Getting Lost is the diary kept by Annie Ernaux during the year and a half she had a secret love affair with a younger, married man, an attaché to the Soviet embassy in Paris. Her novel, Simple Passion, was based on this affair, but here her writing is immediate and unfiltered. In these diaries it is 1989 and Annie is divorced with two grown sons, living in the suburbs of Paris and nearing fifty. Her lover escapes the city to see her there and Ernaux seems to survive only in expectation of these encounters. She cannot write, she trudges distractedly through her various other commitments in the world, she awaits his next call; she lives merely to feel desire and for the next rendezvous. When he is gone and the moment of desire has faded, she feels that she is a step closer to death.
     Lauded for her spare prose, Ernaux here removes all artifice, her writing pared down to its most naked and vulnerable. Translated brilliantly for the first time by Alison L. Strayer, Getting Lost is a haunting record of a woman in the grips of love, desire and despair.

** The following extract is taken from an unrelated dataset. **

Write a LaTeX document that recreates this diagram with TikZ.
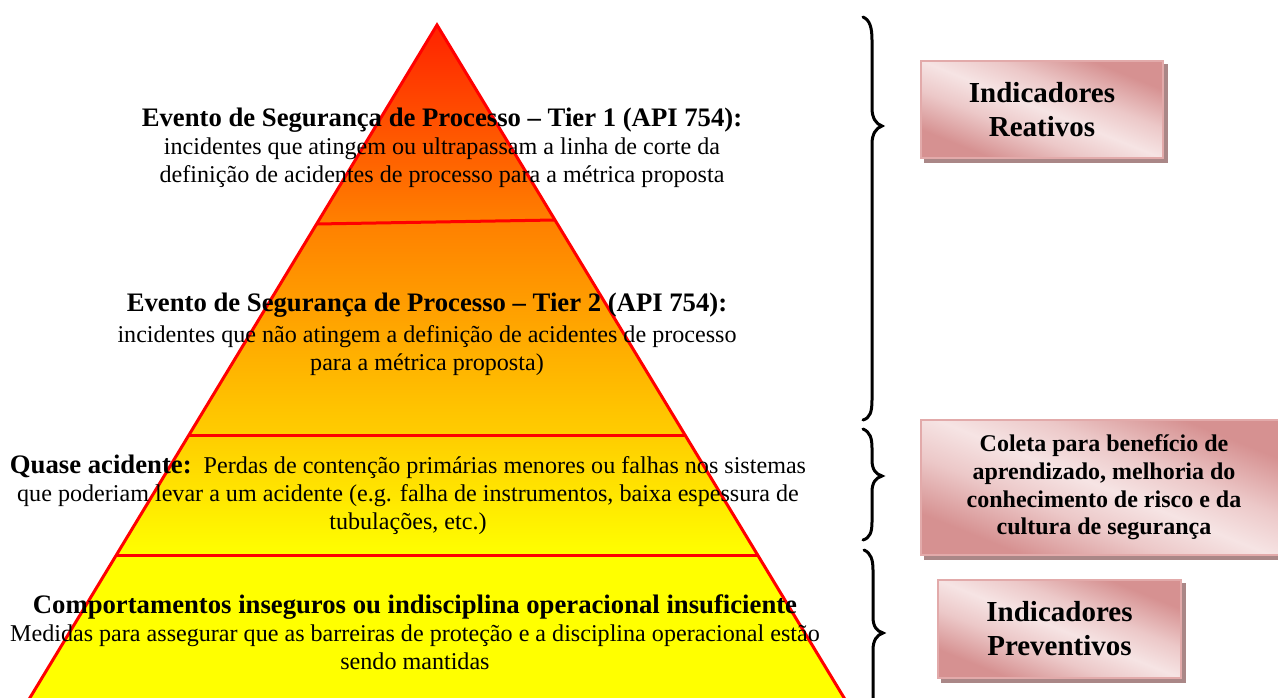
\documentclass[tikz,border=0pt]{standalone}
\usepackage{fontspec}
\setmainfont{Liberation Serif}
\usetikzlibrary{backgrounds}

\definecolor{pyrA}{RGB}{255,32,0}
\definecolor{pyrB}{RGB}{255,128,0}
\definecolor{pyrC}{RGB}{255,205,0}
\definecolor{pyrD}{RGB}{255,255,0}
\definecolor{pyrEdge}{RGB}{255,0,0}
\definecolor{boxDark}{RGB}{214,145,145}
\definecolor{boxMid}{RGB}{236,200,200}
\definecolor{boxLight}{RGB}{246,228,228}
\definecolor{boxEdge}{RGB}{226,170,170}
\definecolor{boxShadow}{RGB}{170,135,135}

% soft diagonal sheen for the indicator boxes
\pgfdeclareverticalshading{boxsheen}{100bp}{color(0bp)=(boxDark); color(27bp)=(boxDark);
  color(40bp)=(boxMid); color(50bp)=(boxLight); color(60bp)=(boxMid);
  color(73bp)=(boxDark); color(100bp)=(boxDark)}

\tikzset{
  pyrline/.style={draw=pyrEdge, line width=3pt},
  bodytext/.style={align=center, inner sep=0pt,
    font=\fontsize{24.1}{28}\selectfont},
  indbox/.style={draw=boxEdge, line width=1.5pt, align=center,
    shade, shading=boxsheen, shading angle=-22},
  boxshadow/.style={fill=boxShadow},
  bracestroke/.style={draw=black, line width=3pt, line cap=round},
}

\begin{document}
\begin{tikzpicture}[x=1pt,y=-1pt]
\useasboundingbox (0,0) rectangle (1278,698);

% pyramid outline points
\coordinate (apex) at (437,25);
\coordinate (baseL) at (25.6,705);
\coordinate (baseR) at (848.4,705);

% gradient fill, red at the tip to yellow at the base
\begin{scope}
  \clip (apex) -- (baseL) -- (baseR) -- cycle;
  \shade[top color=pyrA, bottom color=pyrB] (0,20) rectangle (1278,222);
  \shade[top color=pyrB, bottom color=pyrC] (0,222) rectangle (1278,435);
  \shade[top color=pyrC, bottom color=pyrD] (0,435) rectangle (1278,555);
  \fill[pyrD] (0,555) rectangle (1278,710);
\end{scope}

% level dividers
\coordinate (d1l) at (316.6,224); \coordinate (d1r) at (555,220);
\coordinate (d2l) at (189,435);   \coordinate (d2r) at (685,435);
\coordinate (d3l) at (116.3,555); \coordinate (d3r) at (757.7,555);
\draw[pyrline] (d1l) -- (d1r);
\draw[pyrline] (d2l) -- (d2r);
\draw[pyrline] (d3l) -- (d3r);
\draw[pyrline, line join=miter] (baseL) -- (apex) -- (baseR);

% level texts
\node[bodytext] (t1) at (442,148) {{\bfseries\fontsize{26.7}{28}\selectfont Evento de Segurança de Processo – Tier 1 (API 754):}\\
incidentes que atingem ou ultrapassam a linha de corte da\\
definição de acidentes de processo para a métrica proposta};

\node[bodytext] (t2) at (427,334) {{\bfseries\fontsize{26.7}{28}\selectfont Evento de Segurança de Processo – Tier 2 (API 754):}\\[3pt]
incidentes que não atingem a definição de acidentes de processo\\
para a métrica proposta)};

\node[bodytext] (t3) at (408,495) {{\bfseries\fontsize{26.7}{28}\selectfont Quase acidente:}\ \ Perdas de contenção primárias menores ou falhas nos sistemas\\
que poderiam levar a um acidente (e.g. falha de instrumentos, baixa espessura de\\
tubulações, etc.)};

\node[bodytext] (t4) at (415,632) {{\bfseries\fontsize{26.7}{28}\selectfont Comportamentos inseguros ou indisciplina operacional insuficiente}\\
Medidas para assegurar que as barreiras de proteção e a disciplina operacional estão\\
sendo mantidas};

% braces
\draw[bracestroke] (863,17) .. controls (870,20) and (872,28) .. (872,40) -- (872,108)
  .. controls (872,118) and (876,124) .. (882,126)
  .. controls (876,128) and (872,134) .. (872,144) -- (872,400)
  .. controls (872,412) and (870,418) .. (863,420);
\draw[bracestroke] (863,429) .. controls (870,432) and (872,438) .. (872,448) -- (872,460)
  .. controls (872,470) and (876,474) .. (882,476)
  .. controls (876,478) and (872,482) .. (872,492) -- (872,522)
  .. controls (872,532) and (870,538) .. (863,540);
\draw[bracestroke] (864,550) .. controls (871,553) and (873,560) .. (873,570) -- (873,617)
  .. controls (873,627) and (877,631) .. (883,633)
  .. controls (877,635) and (873,640) .. (873,650) -- (873,698)
  .. controls (873,708) and (871,714) .. (864,716);

% indicator boxes
\node[indbox, minimum width=242pt, minimum height=97pt,
  font=\bfseries\fontsize{29}{34}\selectfont] (b1) at (1042,109.5) {Indicadores\\Reativos};
\node[indbox, minimum width=366pt, minimum height=135pt,
  font=\bfseries\fontsize{24}{27.7}\selectfont] (b2) at (1104,487.5)
  {Coleta para benefício de\\aprendizado, melhoria do\\conhecimento de risco e da\\cultura de segurança};
\node[indbox, minimum width=243pt, minimum height=98pt,
  font=\bfseries\fontsize{29}{34}\selectfont] (b3) at (1059.5,629) {Indicadores\\Preventivos};

% box shadows, offset down and to the right
\begin{scope}[on background layer]
  \foreach \b in {b1,b2,b3}
    \fill[boxshadow] ([shift={(4,4)}]\b.north west) rectangle ([shift={(4,4)}]\b.south east);
\end{scope}
\end{tikzpicture}
\end{document}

‘Annie Ernaux is one of my favourite contemporary writers, original and true. Always after reading one of her books, I walk around in her world for months.’
— Sheila Heti, author of Motherhood

‘I find her work extraordinary.’
— Eimear McBride, author of A Girl is a Half-Formed Thing

‘Annie Ernaux writes memoir with such generosity and vulnerable power that I find it difficult to separate my own memories from hers long after I’ve finished reading.’
— Catherine Lacey, author of Pew

‘Like Anna Karenina and Madame Bovary, Ernaux’s affair should be counted as one of the great liaisons of literature. ... I suspect the book will become a kind of totem for lovers: a manual to help them find their centre when, like Ernaux, they are lost in love. All her books have the quality of saving frail human details from oblivion. Together they tell, in fragments, the story of a woman in the twentieth century who has lived fully, sought out pain and happiness equally and then committed her findings truthfully on paper. Her life is our inheritance.’
— Ankita Chakraborty, Guardian

‘Ernaux has once more created a living document of existential terror and hope.’
— Catherine Taylor, Irish Times

‘The almost primitive directness of her voice is bracing. It’s as if she’s carving each sentence onto the surface of a table with a knife…. Getting Lost is a feverish book. It’s about being impaled by desire, and about the things human beings want, as opposed to the things for which they settle…it’s one of those books about loneliness that, on every page, makes you feel less alone.’
— Dwight Garner, New York Times

‘Ernaux is an unusual memoirist: she distrusts her memory… Ernaux does not so much reveal the past – she does not pretend to have any authoritative access to it – as unpack it.’
— Madeleine Schwartz, New Yorker

‘Reading her is like getting to know a friend, the way they tell you about themselves over long conversations that sometimes take years, revealing things slowly, looping back to some parts of their life over and over.’
— Joanna Biggs, London Review of Books

‘Ernaux has inherited de Beauvoir’s role of chronicler to a generation.’
— Margaret Drabble, New Statesman

 ‘Watching a skilled writer who was for years overlooked by the French literary establishment salvage an affair shrouded in such secrecy is to witness a literary feat.’
Kaya Genç, Los Angeles Review of Books

‘Across the ample particularities of over forty years and twenty-one books, almost all short, subject-driven memoirs, Ernaux has fundamentally destabilized and reinvented the genre in French literature.’
— Audrey Wollen, The Nation

‘Ernaux’s writing, in Alison L. Strayer’s accomplished translation, is brazen and candid. Despite the cyclical, repetitive nature of events — the ecstasy of seeing her lover again, the dread of his leaving, the feelings of melancholy after he has departed, the agony of waiting and hoping for his call, repeated ad infinitum — the writing is urgent and gripping…She is a writer of rare calibre, a woman who writes with such honesty and, above all, humanity, as to render her work irresistible.’
— Rachel Farmer, Lunate

‘From the very first lines, we feel ourselves, like her, caught up in the vertigo of waiting, obsessed by the telephone that never rings, time that passes too quickly and the meetings that become less frequent. Love, death and literature are constantly intertwined in this story that plunges us into the intimacy of a couple, without ever giving us the impression of being voyeurs.’
— Pascale Frey, ELLE

Born in 1940, Annie Ernaux grew up in Normandy, studied at Rouen University, and later taught at secondary school. From 1977 to 2000, she was a professor at the Centre National d’Enseignement par Correspondance. In 2017, Annie Ernaux was awarded the Marguerite Yourcenar Prize for her life’s work. In 2022, she was awarded the Nobel Prize in Literature.

Alison L. Strayer is a Canadian writer and translator. Her work has been shortlisted for the Governor General’s Award for Literature and for Translation, the Grand Prix du Livre de Montréal, and longlisted for the Prix Albertine. Her translation of The Years was awarded the 2018 French-American Prize, shortlisted for the Man Booker International in 2019, and awarded the Warwick Prize for Women in Translation, honouring both author and translator.